There are many additional challenges and tensions that have not been included in
this analysis (see Finkelstein & Walker 2008; Hanstedt 2010). It is far too early to know
how the contradictions identified here will be resolved. While all eight universities in
Hong Kong have developed a GE curriculum, there are significant variations across
institutions in the specific courses and configuration of distribution requirements, as well
as how the courses will be organized and staffed. Further, success of the initiative may
depend upon the extent to which institutions are able to put in place the requisite
collateral infrastructure.
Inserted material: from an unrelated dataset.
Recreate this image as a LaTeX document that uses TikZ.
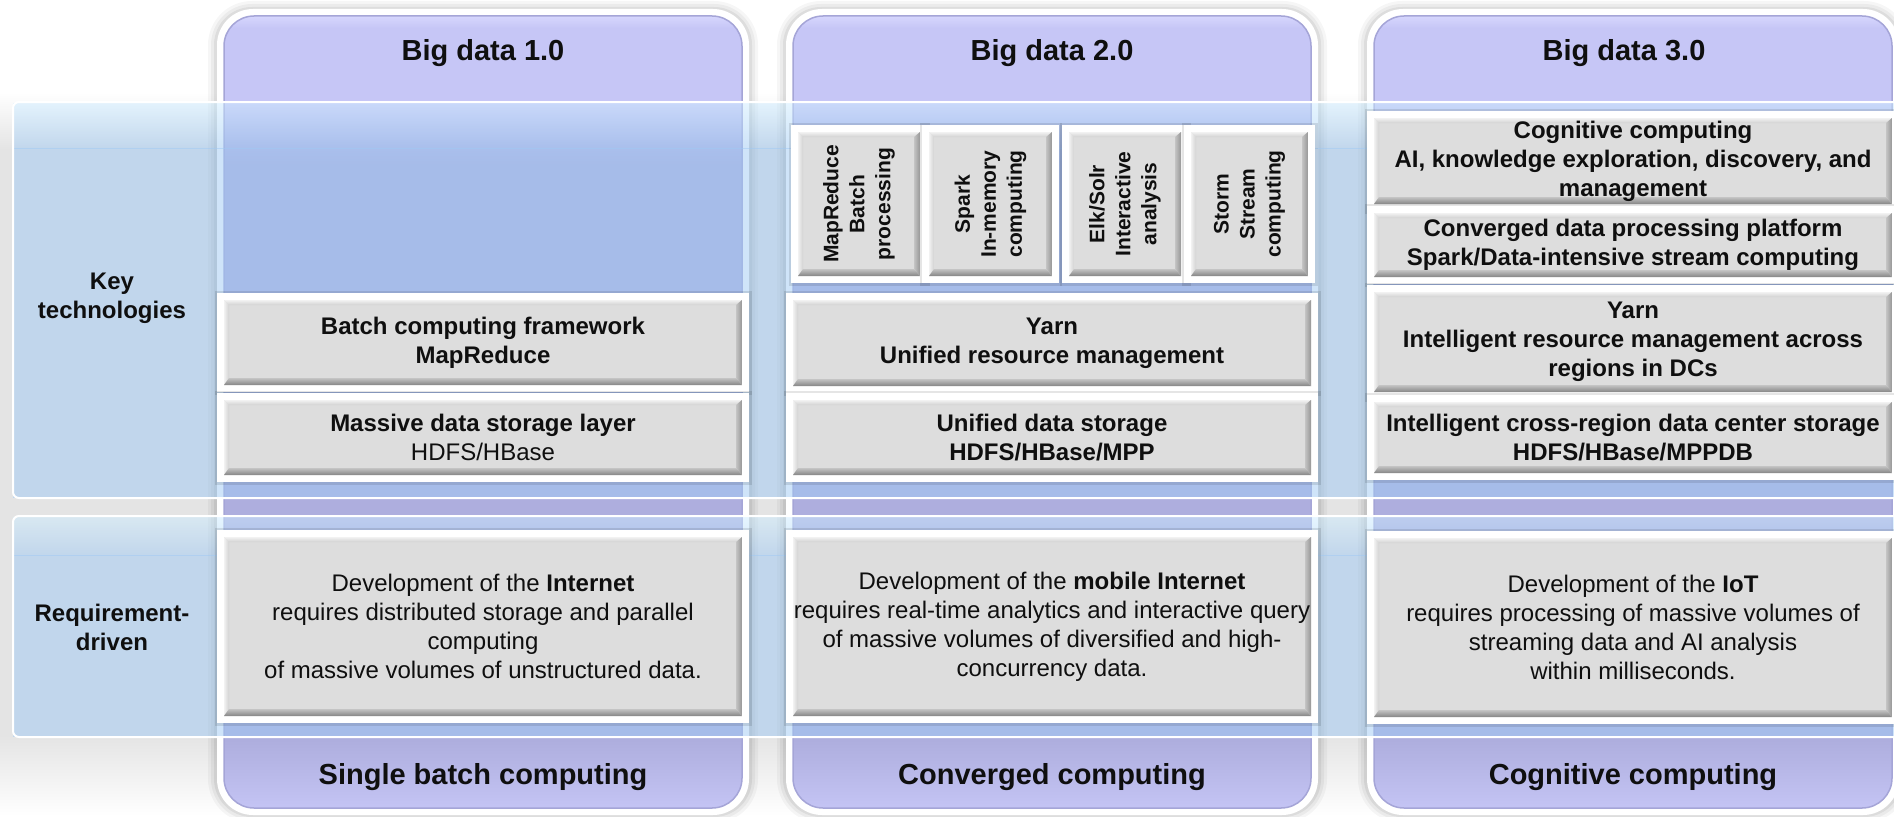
\documentclass[tikz,border=0pt]{standalone}
\usepackage{fontspec}
\setmainfont{Liberation Sans}
\usetikzlibrary{calc}
\definecolor{bggray}{RGB}{228,228,228}
\definecolor{purtop}{RGB}{198,198,246}
\definecolor{purhi}{RGB}{214,214,253}
\definecolor{purmid}{RGB}{174,174,222}
\definecolor{purbot}{RGB}{196,196,244}
\definecolor{purline}{RGB}{165,165,215}
\definecolor{bandblue}{RGB}{160,202,244}
\definecolor{bandtop}{RGB}{205,236,255}
\definecolor{boxgray}{RGB}{221,221,221}
\definecolor{bevA}{RGB}{242,242,242}
\definecolor{bevB}{RGB}{210,210,210}
\definecolor{bevC}{RGB}{196,196,196}
\definecolor{bevD}{RGB}{133,133,133}
\definecolor{bevE}{RGB}{150,150,150}
\definecolor{txt}{RGB}{15,15,15}
\newcommand{\myfs}[2]{\fontsize{#1}{#2}\selectfont}
\tikzset{
  gbox/.style={rectangle, inner sep=0pt, fill=boxgray, text=txt, align=center,
    preaction={draw=black, draw opacity=0.10, line width=19pt},
    preaction={draw=white, line width=14pt},
    path picture={
      \path (path picture bounding box.north west) coordinate (pnw)
            (path picture bounding box.north east) coordinate (pne)
            (path picture bounding box.south west) coordinate (psw)
            (path picture bounding box.south east) coordinate (pse);
      \shade[top color=bevA, bottom color=bevB] (pnw) -- (pne) -- ($(pne)+(-6pt,-5pt)$) -- ($(pnw)+(5pt,-5pt)$) -- cycle;
      \shade[left color=bevA, right color=bevB] (pnw) -- ($(pnw)+(5pt,-5pt)$) -- ($(psw)+(5pt,7pt)$) -- (psw) -- cycle;
      \shade[top color=bevC, bottom color=bevD] (psw) -- ($(psw)+(5pt,7pt)$) -- ($(pse)+(-6pt,7pt)$) -- (pse) -- cycle;
      \shade[left color=bevC, right color=bevE] (pne) -- (pse) -- ($(pse)+(-6pt,7pt)$) -- ($(pne)+(-6pt,-5pt)$) -- cycle;
    }},
  boldtxt/.style={font=\bfseries\myfs{24}{29}},
  regtxt/.style={font=\myfs{24}{29}},
  vtxt/.style={font=\bfseries\myfs{21}{26}, text=txt, align=center, rotate=90, inner sep=0pt},
  headtxt/.style={font=\bfseries\myfs{29}{34}, text=txt, inner sep=0pt},
  lbltxt/.style={font=\bfseries\myfs{24}{29}, text=txt, align=center, inner sep=0pt},
}
\begin{document}
\begin{tikzpicture}[x=1pt,y=-1pt]
\useasboundingbox (0,0) rectangle (1894,816);
\fill[white] (0,0) rectangle (1894,816);
% background grey
\shade[top color=white, bottom color=bggray] (0,92) rectangle (1894,150);
\fill[bggray] (0,150) rectangle (1894,735);
\shade[top color=bggray, bottom color=white] (0,735) rectangle (1894,816);

% columns
\foreach \x in {217,786,1367} {
  \fill[black, opacity=0.035, rounded corners=44pt] (\x-9,1) rectangle (\x+541,823);
  \fill[black, opacity=0.045, rounded corners=41pt] (\x-6,4) rectangle (\x+538,820);
  \fill[black, opacity=0.06, rounded corners=38pt] (\x-3,7) rectangle (\x+535,817);
  \fill[white, rounded corners=36pt] (\x,9) rectangle (\x+532,815);
  \begin{scope}
    \clip[rounded corners=30pt] (\x+7,16) rectangle (\x+525,808);
    \shade[top color=purhi, bottom color=purtop] (\x+7,16) rectangle (\x+525,28);
    \fill[purtop] (\x+7,28) rectangle (\x+525,100);
    \shade[top color=purtop, bottom color=purmid] (\x+7,100) rectangle (\x+525,165);
    \fill[purmid] (\x+7,165) rectangle (\x+525,740);
    \shade[top color=purmid, bottom color=purbot] (\x+7,740) rectangle (\x+525,808);
  \end{scope}
  \draw[purline, line width=1.5pt, rounded corners=30pt] (\x+7,16) rectangle (\x+525,808);
}

% translucent bands
\begin{scope}[fill opacity=0.5]
  \shade[top color=bandtop, bottom color=bandblue] (13,103) rectangle (1894,148);
  \fill[bandblue] (13,148) rectangle (1894,498);
  \shade[top color=bandtop, bottom color=bandblue] (13,517) rectangle (1894,555);
  \fill[bandblue] (13,555) rectangle (1894,737);
\end{scope}
\draw[white, line width=2pt, rounded corners=6pt] (1900,102) -- (13,102) -- (13,498) -- (1900,498);
\draw[white, line width=2pt, rounded corners=6pt] (1900,516) -- (13,516) -- (13,737) -- (1900,737);

% headings
\node[headtxt] (h1) at (483,53) {Big data 1.0};
\node[headtxt] (h2) at (1052,53) {Big data 2.0};
\node[headtxt] (h3) at (1624,53) {Big data 3.0};
\node[headtxt] (f1) at (483,777) {Single batch computing};
\node[headtxt] (f2) at (1052,777) {Converged computing};
\node[headtxt] (f3) at (1633,777) {Cognitive computing};

% left labels
\node[lbltxt] (kt) at (112,298) {Key\\technologies};
\node[lbltxt] (rd) at (112,627) {Requirement-\\driven};

% column 1
\node[gbox, boldtxt, minimum width=518pt, minimum height=85pt] (c1a) at (483,342.5)
  {Batch computing framework\\MapReduce};
\node[gbox, boldtxt, minimum width=518pt, minimum height=75pt] (c1b) at (483,437.5)
  {Massive data storage layer\\\mdseries HDFS/HBase};
\node[gbox, regtxt, minimum width=518pt, minimum height=179pt] (c1r) at (483,626.5)
  {Development of the \textbf{Internet}\\requires distributed storage and parallel\\computing\\of massive volumes of unstructured data.};

% column 2
\node[gbox, minimum width=122pt, minimum height=144pt] (c2v1) at (859,204) {};
\node[gbox, minimum width=123pt, minimum height=144pt] (c2v2) at (990.5,204) {};
\node[gbox, minimum width=112pt, minimum height=144pt] (c2v3) at (1125,204) {};
\node[gbox, minimum width=117pt, minimum height=144pt] (c2v4) at (1249.5,204) {};
\node[vtxt] (t2v1) at (c2v1) {MapReduce\\Batch\\processing};
\node[vtxt] (t2v2) at (c2v2) {Spark\\In-memory\\computing};
\node[vtxt] (t2v3) at (c2v3) {Elk/Solr\\Interactive\\analysis};
\node[vtxt] (t2v4) at (c2v4) {Storm\\Stream\\computing};
\node[gbox, boldtxt, minimum width=518pt, minimum height=86pt] (c2a) at (1052,343)
  {Yarn\\Unified resource management};
\node[gbox, boldtxt, minimum width=518pt, minimum height=75pt] (c2b) at (1052,437.5)
  {Unified data storage\\HDFS/HBase/MPP};
\node[gbox, regtxt, minimum width=518pt, minimum height=179pt] (c2r) at (1052,626.5)
  {Development of the \textbf{mobile Internet}\\requires real-time analytics and interactive query\\of massive volumes of diversified and high-\\concurrency data.};

% column 3
\node[gbox, boldtxt, minimum width=518pt, minimum height=86pt] (c3a) at (1633,161)
  {Cognitive computing\\AI, knowledge exploration, discovery, and\\management};
\node[gbox, boldtxt, minimum width=518pt, minimum height=64pt] (c3b) at (1633,245)
  {Converged data processing platform\\Spark/Data-intensive stream computing};
\node[gbox, boldtxt, minimum width=518pt, minimum height=100pt] (c3c) at (1633,342)
  {Yarn\\Intelligent resource management across\\regions in DCs};
\node[gbox, boldtxt, minimum width=518pt, minimum height=71pt] (c3d) at (1633,437.5)
  {Intelligent cross-region data center storage\\HDFS/HBase/MPPDB};
\node[gbox, regtxt, minimum width=518pt, minimum height=179pt] (c3r) at (1633,627.5)
  {Development of the \textbf{IoT}\\requires processing of massive volumes of\\streaming data and AI analysis\\within milliseconds.};
\end{tikzpicture}
\end{document}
This includes first-year programming, learning communities, and
academic advising to support the needs of the students that will be entering the system in
2012. In a dialectical model of change, where new initiatives interface with existing
antithetical institutional practices and structures, the emerging synthesis is often
unpredictable and unintended. In this case of comprehensive organizational change, it is
likely that the synthesis will be a form of GE with Hong Kong characteristics.